Mit Zschäpes mutmaßlichen Komplizen und Mitbewohnern Uwe Böhnhardt und Uwe Mundlos will die Zeugin kaum Kontakt gehabt haben, sie erkennt die beiden Männer heute aber auf vorgelegten Fotos wieder. Zunächst sei ihr gar nicht klar gewesen, ob die nur zu Besuch gekommen seien oder in der Polenzstraße wohnen würden, sagt K. Im Keller habe oft Licht gebrannt. Dort, so vermutet Heike K., wären die beiden Uwes wohl ihren Hobbys nachgegangen. Männer hätten ja viele Hobbys, die in Kellern stattfinden würden, meint K dann noch. Die einen würden etwas mit Holz machen, die anderen hätten eine Eisenbahn und wieder andere würden Dinge tun, über die sie hier nicht reden wolle.

Keine Urlaubskarte

NSU-Trio

Jedes Jahr sei das Trio für mehrere Wochen in den Urlaub gefahren, berichtet Heike K. Immer habe sie gehofft, einmal eine Urlaubskarte von "Lisa" zu bekommen. Das sei aber nie geschehen. Heike K. selbst ist nach eigener Aussage 20 Jahre lang nicht mehr in den Urlaub gefahren.

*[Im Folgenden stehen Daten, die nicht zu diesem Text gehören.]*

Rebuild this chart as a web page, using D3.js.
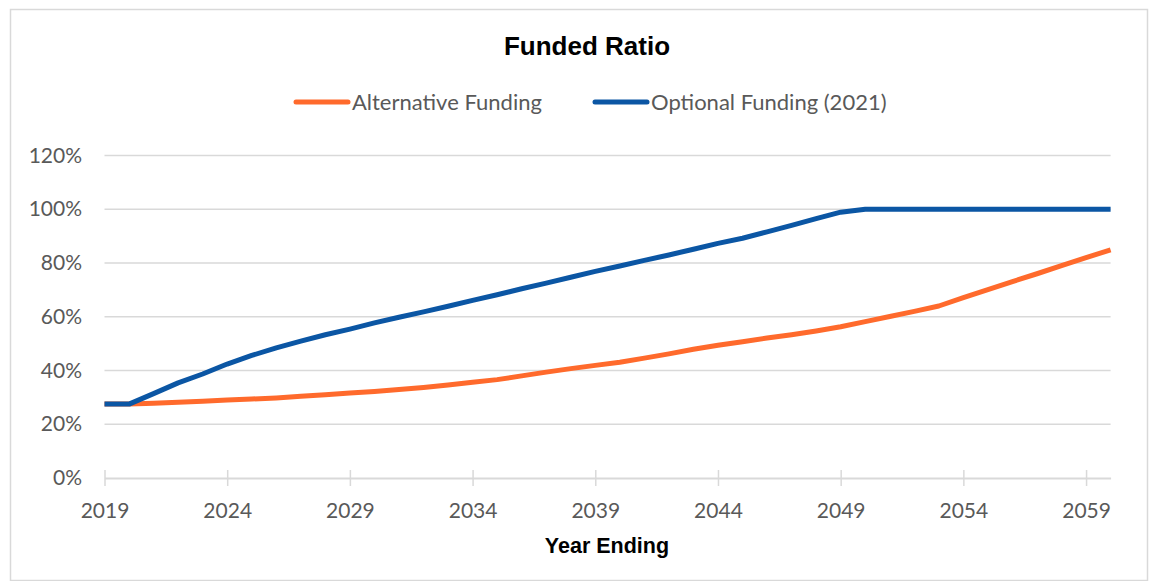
<!DOCTYPE html>
<html>
<head>
<meta charset="utf-8">
<script src="https://cdn.jsdelivr.net/npm/d3@7"></script>
<style>
  body { margin: 0; background: #fff; }
  svg { display: block; }
</style>
</head>
<body>
<svg id="chart" width="1149" height="581"></svg>
<script>
// Plan years (category axis)
const years = [2019, 2020, 2021, 2022, 2023, 2024, 2025, 2026, 2027, 2028,
               2029, 2030, 2031, 2032, 2033, 2034, 2035, 2036, 2037, 2038,
               2039, 2040, 2041, 2042, 2043, 2044, 2045, 2046, 2047, 2048,
               2049, 2050, 2051, 2052, 2053, 2054, 2055, 2056, 2057, 2058,
               2059, 2060];

// Funded ratio (%) under each funding approach
const alternativeFunding = [27.5, 27.5, 27.8, 28.2, 28.6, 29.0, 29.4, 29.8, 30.4, 31.0,
                            31.6, 32.2, 32.9, 33.7, 34.6, 35.6, 36.6, 38.0, 39.4, 40.7,
                            41.9, 43.1, 44.6, 46.2, 47.9, 49.4, 50.7, 52.1, 53.3, 54.7,
                            56.3, 58.2, 60.1, 62.0, 64.0, 67.1, 70.1, 73.1, 76.0, 79.0,
                            82.0, 84.9];
const optionalFunding = [27.5, 27.5, 31.4, 35.4, 38.7, 42.4, 45.6, 48.4, 50.9, 53.3,
                         55.4, 57.7, 59.8, 61.8, 63.9, 66.1, 68.2, 70.4, 72.5, 74.7,
                         76.9, 78.9, 81.0, 83.0, 85.1, 87.3, 89.2, 91.6, 94.0, 96.5,
                         98.9, 100, 100, 100, 100, 100, 100, 100, 100, 100,
                         100, 100];

const seriesNames = ["Alternative Funding", "Optional Funding (2021)"];
const yTicks = [0, 20, 40, 60, 80, 100, 120];
const xTicks = [2019, 2024, 2029, 2034, 2039, 2044, 2049, 2054, 2059];

const colors = { alt: "#FF6A2C", opt: "#0B56A4" };
const grid = "#D9D9D9";
const textGray = "#595959";
const bodyFont = "Lato, 'Open Sans', sans-serif";
const boldFont = "'Liberation Sans', Arial, sans-serif";

const svg = d3.select("#chart");

// outer chart frame
svg.append("rect")
  .attr("x", 10.5).attr("y", 9.5)
  .attr("width", 1137).attr("height", 571)
  .attr("fill", "#fff").attr("stroke", grid).attr("stroke-width", 1.5);

const x = d3.scalePoint().domain(years).range([104.5, 1110.6]);
const y = d3.scaleLinear().domain([0, 120]).range([478, 155.5]);

// horizontal gridlines
svg.append("g")
  .selectAll("line")
  .data(yTicks.filter(d => d > 0))
  .join("line")
  .attr("x1", x(years[0])).attr("x2", x(years[years.length - 1]))
  .attr("y1", d => y(d)).attr("y2", d => y(d))
  .attr("stroke", grid).attr("stroke-width", 1.5);

// y axis labels
const yAxis = svg.append("g")
  .attr("transform", "translate(82,0)")
  .call(d3.axisLeft(y).tickValues(yTicks).tickSize(0).tickPadding(0).tickFormat(d => d + "%"));
yAxis.select(".domain").remove();
yAxis.selectAll("text")
  .attr("fill", textGray)
  .style("font-family", bodyFont)
  .style("font-size", "21px");

// x axis with ticks crossing the baseline
const xAxis = svg.append("g")
  .attr("transform", `translate(0,${y(0)})`)
  .call(d3.axisBottom(x).tickValues(xTicks).tickSize(8).tickSizeOuter(0).tickPadding(17));
xAxis.select(".domain")
  .attr("stroke", grid).attr("stroke-width", 2);
xAxis.selectAll(".tick line")
  .attr("y1", -8).attr("y2", 8)
  .attr("stroke", grid).attr("stroke-width", 1.5);
xAxis.selectAll("text")
  .attr("fill", textGray)
  .style("font-family", bodyFont)
  .style("font-size", "21px");

// series lines
const line = d3.line()
  .x((d, i) => x(years[i]))
  .y(d => y(d));

svg.append("path")
  .datum(alternativeFunding)
  .attr("d", line)
  .attr("fill", "none")
  .attr("stroke", colors.alt)
  .attr("stroke-width", 5)
  .attr("stroke-linejoin", "round");

svg.append("path")
  .datum(optionalFunding)
  .attr("d", line)
  .attr("fill", "none")
  .attr("stroke", colors.opt)
  .attr("stroke-width", 5)
  .attr("stroke-linejoin", "round");

// title
svg.append("text")
  .attr("x", 587).attr("y", 55)
  .attr("text-anchor", "middle")
  .attr("fill", "#000")
  .style("font-family", boldFont)
  .style("font-weight", "bold")
  .style("font-size", "26px")
  .text("Funded Ratio");

// axis title
svg.append("text")
  .attr("x", 607).attr("y", 553)
  .attr("text-anchor", "middle")
  .attr("fill", "#000")
  .style("font-family", boldFont)
  .style("font-weight", "bold")
  .style("font-size", "21.5px")
  .text("Year Ending");

// legend
const legendItems = [
  { name: seriesNames[0], color: colors.alt, x0: 296 },
  { name: seriesNames[1], color: colors.opt, x0: 595 }
];
const legend = svg.append("g");
legendItems.forEach(item => {
  legend.append("line")
    .attr("x1", item.x0).attr("x2", item.x0 + 52)
    .attr("y1", 102).attr("y2", 102)
    .attr("stroke", item.color).attr("stroke-width", 5)
    .attr("stroke-linecap", "round");
  legend.append("text")
    .attr("x", item.x0 + 56).attr("y", 110)
    .attr("fill", textGray)
    .style("font-family", bodyFont)
    .style("font-size", "22px")
    .text(item.name);
});
</script>
</body>
</html>
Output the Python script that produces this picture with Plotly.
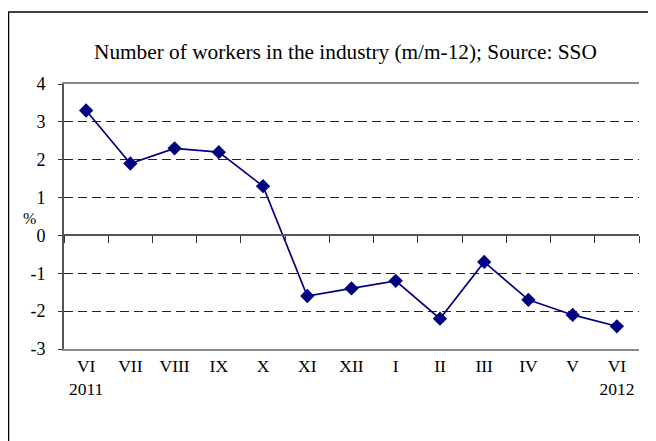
import plotly.graph_objects as go

months = ["VI", "VII", "VIII", "IX", "X", "XI", "XII", "I", "II", "III", "IV", "V", "VI "]
tick_text = ["VI<br>2011", "VII", "VIII", "IX", "X", "XI", "XII", "I", "II", "III", "IV", "V", "VI<br>2012"]
values = [3.3, 1.9, 2.3, 2.2, 1.3, -1.6, -1.4, -1.2, -2.2, -0.7, -1.7, -2.1, -2.4]
y_ticks = [-3, -2, -1, 0, 1, 2, 3, 4]
y_tick_text = ["-3", "-2", "-1", "0", "1", "2", "3", "4"]
title_text = "Number of workers in the industry (m/m-12); Source: SSO"

FONT = "Liberation Serif"
NAVY = "#000080"
ymin, ymax = -3, 4

fig = go.Figure()
fig.add_trace(go.Scatter(
    x=months, y=values, mode="lines+markers",
    line=dict(color=NAVY, width=1.7),
    marker=dict(symbol="diamond", size=11, color=NAVY),
    showlegend=False, hoverinfo="skip",
))
# dummy trace on xaxis2 to create the zero-line axis
fig.add_trace(go.Scatter(x=months, y=[None] * len(months), xaxis="x2",
                         showlegend=False, hoverinfo="skip"))

# page is offset by the 8px body margin
OFF = 8
W, H = 656 - OFF, 441 - OFF
L, R, T, B = 64 - OFF, 17, 84 - OFF, 92
pw, ph = W - L - R, H - T - B


def px_x(px):
    return (px - OFF - L) / pw


def px_y(py):
    return (H - B - (py - OFF)) / ph


fig.update_layout(
    width=W, height=H,
    margin=dict(l=L, r=R, t=T, b=B),
    paper_bgcolor="white", plot_bgcolor="white",
    font=dict(family=FONT, size=17, color="black"),
    xaxis=dict(
        type="category", categoryorder="array", categoryarray=months,
        tickvals=months, ticktext=tick_text,
        showgrid=False, zeroline=False,
        showline=True, linecolor="#8a8a8a", linewidth=2, mirror=True,
        ticks="", ticklabelstandoff=0,
        range=[-0.5, len(months) - 0.5],
        tickfont=dict(family=FONT, size=17.5),
    ),
    xaxis2=dict(
        type="category", categoryorder="array", categoryarray=months,
        overlaying="x", anchor="free",
        position=(0 - ymin) / (ymax - ymin),
        range=[-0.5, len(months) - 0.5],
        showticklabels=False, showgrid=False, zeroline=False,
        showline=True, linecolor="#555555", linewidth=1.5,
        ticks="outside", tickson="boundaries", ticklen=7, tickcolor="#333333", tickwidth=1,
    ),
    yaxis=dict(
        range=[ymin, ymax], tickvals=y_ticks, ticktext=y_tick_text,
        showgrid=True, gridcolor="#222222", gridwidth=1, griddash="9px,5px",
        zeroline=False,
        showline=True, linecolor="#555555", linewidth=2,
        ticks="outside", ticklen=4, tickcolor="#333333",
        ticklabelstandoff=9,
        tickfont=dict(family=FONT, size=18),
    ),
    annotations=[
        dict(text=title_text, xref="paper", yref="paper",
             x=px_x(345), y=px_y(52), xanchor="center", yanchor="middle",
             showarrow=False, font=dict(family=FONT, size=21.3)),
        dict(text="%", xref="paper", yref="paper",
             x=px_x(29), y=px_y(218), xanchor="center", yanchor="middle",
             showarrow=False, font=dict(family=FONT, size=16)),
    ],
    shapes=[
        dict(type="rect", xref="paper", yref="paper",
             x0=px_x(8.5), x1=px_x(680),
             y0=px_y(480), y1=px_y(12),
             line=dict(color="black", width=1.5), fillcolor="rgba(0,0,0,0)", layer="below"),
    ],
)

fig.write_html("out.html")
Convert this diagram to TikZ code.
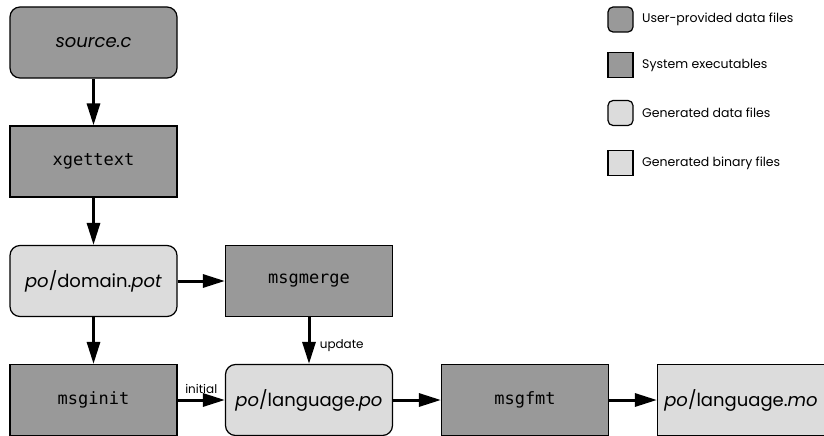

Am 1. November 2011 - also drei Tage vor dem Selbstmord von Zschäpes mutmaßlichen Komplizen Uwe Böhnhardt und Uwe Mundlos - sah sie Zschäpe zum letzten mal in Freiheit. Da sei Zschäpe unruhiger gewesen, habe nicht so viel geredet. "Mir war es so, als ob sie mir irgendwas sagen wollte - und hat sie dann doch nicht", sagt Heike K. In ihrer Vernehmung bei der Polizei hatte K. sogar berichtet, an dem Abend habe Zschäpe sie richtig festgehalten und dabei Tränen in den Augen gehabt.

Zschäpe am Mikrofon

Die beste Freundin schweigt auch am 67. Verhandlungstag. Niemand hat etwas anderes erwartet. Die Verteidigungsstrategie sieht das so vor. Doch Beate Zschäpe berührte auffallend oft das Mikrofon an ihrem Tisch, drehte daran herum, bog es mal nach links und mal nach rechts. Vielleicht hätte die Frau, der die Mittäterschaft an zehn Morden zur Last gelegt wird, heute gerne einmal geredet.